We give them too much control, we always wait for them to tell us what we are, but why? Why is the ball in their court? Why do we leave it to them to decide what this relationship will be? We need to let them chase, and we need to take our power back. We need to do that by commanding respect, by not tolerating the small things like them thinking they can turn up late, and by not dating until we are in a position of feeling like we don’t NEED a man. If you feel like you need one then you are far more likely to tolerate bullshit, if you just want one but you are content with being single until you find the RIGHT one, then you are likely to be firmer about what you will and won’t accept. We have got to set clear boundaries, and by cancelling the date I did that. If I had moaned a bit about the lateness but still let him come round then that would not be giving him any motivation to not do it again. We have to set boundaries with our actions, not just our words.

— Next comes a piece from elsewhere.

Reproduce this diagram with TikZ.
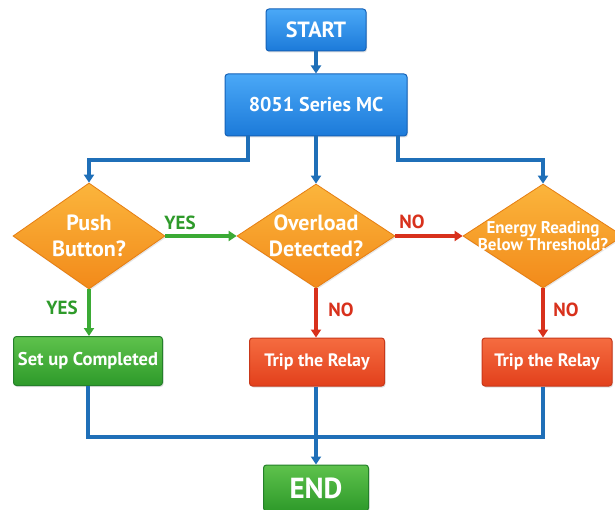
\documentclass[tikz,border=0pt]{standalone}
\usepackage{fontspec}
\setmainfont{PT Sans}
\usetikzlibrary{arrows.meta,shapes.geometric,shadows}
\definecolor{blueTop}{HTML}{4AA8F7}
\definecolor{blueBot}{HTML}{1C7AD9}
\definecolor{blueBorder}{HTML}{1562B8}
\definecolor{orTop}{HTML}{FBB53C}
\definecolor{orBot}{HTML}{F28A1A}
\definecolor{orBorder}{HTML}{E67E12}
\definecolor{grTop}{HTML}{5EC24C}
\definecolor{grBot}{HTML}{2E9A2A}
\definecolor{grBorder}{HTML}{24802A}
\definecolor{rdTop}{HTML}{F56C40}
\definecolor{rdBot}{HTML}{E2401C}
\definecolor{rdBorder}{HTML}{C8381A}
\definecolor{lineBlue}{HTML}{1F6FB8}
\definecolor{lineGreen}{HTML}{3BAA35}
\definecolor{lineRed}{HTML}{D8311C}
\definecolor{txtGreen}{HTML}{2E9A2A}
\definecolor{txtRed}{HTML}{D8311C}
\tikzset{
  box/.style={rectangle, rounded corners=3pt, line width=1pt, text=white,
    font=\bfseries, inner sep=0pt, align=center,
    drop shadow={shadow xshift=1pt, shadow yshift=-1.5pt, opacity=0.25}},
  bluebox/.style={box, draw=blueBorder, top color=blueTop, bottom color=blueBot},
  greenbox/.style={box, draw=grBorder, top color=grTop, bottom color=grBot},
  redbox/.style={box, draw=rdBorder, top color=rdTop, bottom color=rdBot},
  decision/.style={diamond, draw=orBorder, line width=0.8pt, top color=orTop,
    bottom color=orBot, inner sep=0pt,
    drop shadow={shadow xshift=1pt, shadow yshift=-1.5pt, opacity=0.2}},
  dtext/.style={text=white, font=\bfseries, align=center},
  conn/.style={line width=3.2pt, draw=lineBlue, -{Triangle[width=10pt,length=8pt]}},
  plainconn/.style={line width=3.2pt, draw=lineBlue},
  gconn/.style={line width=3.2pt, draw=lineGreen, -{Triangle[width=10pt,length=8pt]}},
  rconn/.style={line width=3.2pt, draw=lineRed, -{Triangle[width=10pt,length=8pt]}},
  yeslbl/.style={text=txtGreen, font=\bfseries\fontsize{19}{21}\selectfont},
  nolbl/.style={text=txtRed, font=\bfseries\fontsize{19}{21}\selectfont},
}
\begin{document}
\begin{tikzpicture}[x=1pt, y=-1pt]
\useasboundingbox (0,0) rectangle (615,510);
\fill[white] (0,0) rectangle (615,510);

% boxes
\node[bluebox, minimum width=100pt, minimum height=42pt,
  font=\bfseries\fontsize{22}{24}\selectfont] (start) at (316,30) {START};
\node[bluebox, minimum width=182pt, minimum height=62pt,
  font=\bfseries\fontsize{20}{24}\selectfont] (mc) at (316,105) {8051 Series MC};

% decisions
\node[decision, minimum width=152pt, minimum height=106pt,
  label={[dtext, font=\bfseries\fontsize{22}{26}\selectfont]center:Push\\Button?}] (d1) at (89,236) {};
\node[decision, minimum width=158pt, minimum height=104pt,
  label={[dtext, font=\bfseries\fontsize{22}{26}\selectfont]center:Overload\\Detected?}] (d2) at (316,236) {};
\node[decision, minimum width=160pt, minimum height=104pt,
  label={[dtext, font=\bfseries\fontsize{17}{17}\selectfont]center:Energy Reading\\Below Threshold?}] (d3) at (543,236) {};

% action boxes
\node[greenbox, minimum width=149pt, minimum height=49pt,
  font=\bfseries\fontsize{18.5}{20}\selectfont] (s) at (88,361) {Set up Completed};
\node[redbox, minimum width=135pt, minimum height=48pt,
  font=\bfseries\fontsize{18}{20}\selectfont] (t1) at (317,362) {Trip the Relay};
\node[redbox, minimum width=130pt, minimum height=48pt,
  font=\bfseries\fontsize{18}{20}\selectfont] (t2) at (547,362) {Trip the Relay};

\node[greenbox, minimum width=105pt, minimum height=46pt,
  font=\bfseries\fontsize{29}{30}\selectfont] (end) at (316,488) {END};

% coordinates
\coordinate (b1) at (248,160);
\coordinate (b3) at (398,160);
\coordinate (m) at (316,437);

% connectors
\draw[conn] (start) -- (mc);
\draw[conn] (mc.south -| b1) -- (b1) -| (d1.north);
\draw[conn] (mc.south) -- (d2.north);
\draw[conn] (mc.south -| b3) -- (b3) -| (d3.north);

\draw[gconn] (d1.east) -- (d2.west);
\draw[rconn] (d2.east) -- (d3.west);
\draw[gconn] (d1.south) -- (s.north -| d1.south);
\draw[rconn] (d2.south) -- (t1.north -| d2.south);
\draw[rconn] (d3.south) -- (t2.north -| d3.south);

\draw[plainconn] (s.south) |- (m);
\draw[plainconn] (t2.south -| d3.south) |- (m);
\draw[conn] (t1.south -| m) -- (end.north);

% labels
\node[yeslbl] (l1) at (180,223) {YES};
\node[nolbl] (l2) at (412,222) {NO};
\node[yeslbl] (l3) at (62,308) {YES};
\node[nolbl] (l4) at (341,310) {NO};
\node[nolbl] (l5) at (566,310) {NO};
\end{tikzpicture}
\end{document}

It’s Sunday afternoon now and he hasn’t been in touch since last night, but I do not care. I had a lovely night watching Netflix and eating Doritos and dip. I’ve woken up and been to the gym and I don’t feel anxious about the absence of a message at all. Why should I? I know that if he is meant to be then he will be and if he has lost interest then that is no reflection on me and it does not mean that no man will ever be interested. He is one man out of billions of men. He has reminded me how incredibly lovely it is when you have great first dates, there is nothing like that buzzy feeling you get when you meet someone and you both really like each other,  but I will get it again, maybe with him, maybe with someone else, who knows –  I’m just going to sit back and enjoy the ride and see where the Universe takes me.